When it comes to Trump, most Chinese citizens would immediately associate him with his infamous joke on Twitter: “China built a wall, and guess how many Mexicans they have. Checkmate.” To tell the truth, almost no one in China considered Trump a viable Presidential candidate. In the primaries, he had been mostly an entertaining figure on Chinese national TV until he, to the world’s shock, became President-Elect of the United States. For people in China, it was simply unimaginable that someone with his temperament and language could lead a global superpower.

Some Chinese view Trump’s triumph with disgust since he negatively portrayed China as “circulating climate change conspiracy,” “ripping the US off,” and “stealing American manufacture jobs.” In his campaign, Trump consistently used China as a foil to incite hate and xenophobia. Although Trump’s claims successfully appeased a majority of poorly educated Caucasians, who ultimately voted Trump into the White House, they are unfounded and wildly exaggerated.
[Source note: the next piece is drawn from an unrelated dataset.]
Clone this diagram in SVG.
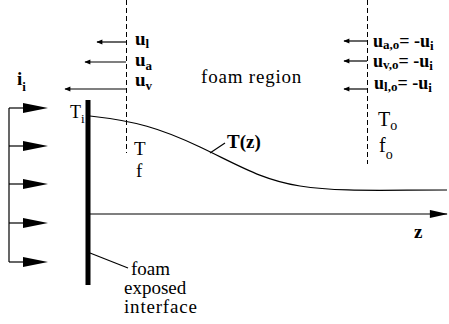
<svg xmlns="http://www.w3.org/2000/svg" width="449" height="324" viewBox="0 0 449 324">
<style>
.t{font-family:'Liberation Serif',serif;fill:#000;}
.b{font-weight:bold;}
.ln{stroke:#000;fill:none;stroke-width:1.2;}
.dash{stroke:#000;fill:none;stroke-width:1;stroke-dasharray:5,3;}
</style>
<defs>
<marker id="ah" viewBox="0 0 10 10" refX="9" refY="5" markerWidth="7" markerHeight="6" orient="auto" markerUnits="userSpaceOnUse">
<path d="M0,1 L10,5 L0,9 Z" fill="#000"/>
</marker>
<marker id="big" viewBox="0 0 20 10" refX="19" refY="5" markerWidth="19" markerHeight="9" orient="auto" markerUnits="userSpaceOnUse">
<path d="M0,0.5 L20,5 L0,9.5 Z" fill="#000"/>
</marker>
</defs>
<rect width="449" height="324" fill="#fff"/>

<g id="connectors">
<line class="ln" x1="9" y1="108" x2="9" y2="262"/>
<g id="flux-arrows">
<line class="ln" x1="9" y1="108" x2="23" y2="108"/><polygon points="23,103 48,108 23,113"/>
<line class="ln" x1="9" y1="146" x2="23" y2="146"/><polygon points="23,141 48,146 23,151"/>
<line class="ln" x1="9" y1="184" x2="23" y2="184"/><polygon points="23,179 48,184 23,189"/>
<line class="ln" x1="9" y1="223" x2="23" y2="223"/><polygon points="23,218 48,223 23,228"/>
<line class="ln" x1="9" y1="262" x2="23" y2="262"/><polygon points="23,257 48,262 23,267"/>
</g>
<line class="dash" x1="126.5" y1="0" x2="126.5" y2="153"/>
<line class="dash" x1="367.5" y1="0" x2="367.5" y2="164"/>
<line class="ln" x1="126" y1="42" x2="97" y2="42" marker-end="url(#ah)"/>
<line class="ln" x1="126" y1="62" x2="85" y2="62" marker-end="url(#ah)"/>
<line class="ln" x1="126" y1="89" x2="65" y2="89" marker-end="url(#ah)"/>
<line class="ln" x1="367" y1="41" x2="344" y2="41" marker-end="url(#ah)"/>
<line class="ln" x1="367" y1="61" x2="344" y2="61" marker-end="url(#ah)"/>
<line class="ln" x1="367" y1="89" x2="344" y2="89" marker-end="url(#ah)"/>
<path class="ln" d="M90,116 C135,121 160,128 200,147 S262,180 300,186 S380,190 447,190"/>
<line class="ln" x1="210" y1="153" x2="225" y2="143"/>
<line class="ln" x1="90" y1="214" x2="447" y2="214" marker-end="url(#big)"/>
<line class="ln" x1="90" y1="253" x2="128" y2="268"/>
</g>

<g id="interface">
<rect x="85.5" y="100" width="5" height="185" fill="#000"/>
</g>

<g id="labels-left">
<text class="t b" x="17" y="85" font-size="19">i<tspan font-size="13" dy="6">i</tspan></text>
<text class="t" x="70" y="118" font-size="18">T<tspan font-size="13" dy="5">i</tspan></text>
<text class="t b" x="135" y="45" font-size="19">u<tspan font-size="13" dy="3">l</tspan></text>
<text class="t b" x="135" y="66" font-size="19">u<tspan font-size="13" dy="4">a</tspan></text>
<text class="t b" x="135" y="86" font-size="19">u<tspan font-size="13" dy="4">v</tspan></text>
<text class="t" x="134" y="155" font-size="19">T</text>
<text class="t" x="136" y="177" font-size="19">f</text>
</g>

<g id="foam-region">
<text font-family="Liberation Serif" x="201" y="83" font-size="19" letter-spacing="0.8">foam region</text>
</g>

<g id="labels-right">
<text class="t b" x="373" y="47" font-size="18">u<tspan font-size="13" dy="2">a,o</tspan><tspan dy="-2">=  </tspan>-u<tspan font-size="13" dy="3">i</tspan></text>
<text class="t b" x="373" y="67" font-size="18">u<tspan font-size="13" dy="2">v,o</tspan><tspan dy="-2">=  </tspan>-u<tspan font-size="13" dy="3">i</tspan></text>
<text class="t b" x="374" y="89" font-size="18">u<tspan font-size="13" dy="2">l,o</tspan><tspan dy="-2">=  </tspan>-u<tspan font-size="13" dy="3">i</tspan></text>
<text class="t" x="378" y="126" font-size="20">T<tspan font-size="14" dy="4">o</tspan></text>
<text class="t" x="379" y="152" font-size="20">f<tspan font-size="14" dy="7">o</tspan></text>
</g>

<g id="profile-label">
<text class="t b" x="227" y="148" font-size="19">T(z)</text>
</g>

<g id="axis-label">
<text class="t b" x="414" y="238" font-size="19">z</text>
</g>

<g id="interface-label">
<text class="t" x="131" y="275" font-size="19">foam</text>
<text class="t" x="124" y="294" font-size="19">exposed</text>
<text class="t" x="124" y="313" font-size="19" letter-spacing="0.8">interface</text>
</g>
</svg>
Other Chinese see Trump’s triumph as a call from the American people for change. They feel that Trump played a brilliant strategy by distancing himself from the established class of politicians, such as Jeb Bush and Hillary Clinton. Since the word “politics” in China is almost a synonym for “corruption” and “inefficiency,” most Chinese feel justified in seeing a businessman like Trump being elected the President in a political climate where people are widely frustrated by professional politicians. Some even expressed admiration for Trump: compared with his major contenders, he ran a successful campaign for a fraction of the cost conventionally thought to be required.

Most people in China are alarmed by the implications of Trump’s unexpected triumph. His promise to place heavy tariffs on imported Chinese products will put millions of Chinese suppliers out of business. As a largely export-based economy, China will be impaired by trade protectionism proposed by the US, China’s second-biggest trading partner. If a trade war with the US is inevitable, China will suffer more than the US in a tit-for-tat game.

Many hope that Trump’s reversal of TPP will leave a vacuum for China’s expansion in the South China Sea. With the absence of the US in the Asia-Pacific area, China will see an opportunity to exert its influence in regional economics and politics. It is now leading the drafting of a new TPP, which excludes the US. By offering a $9 billion loan-and-aid package to the Philippines, China is luring the US ally with increased promises of financial assistance and trade opportunities.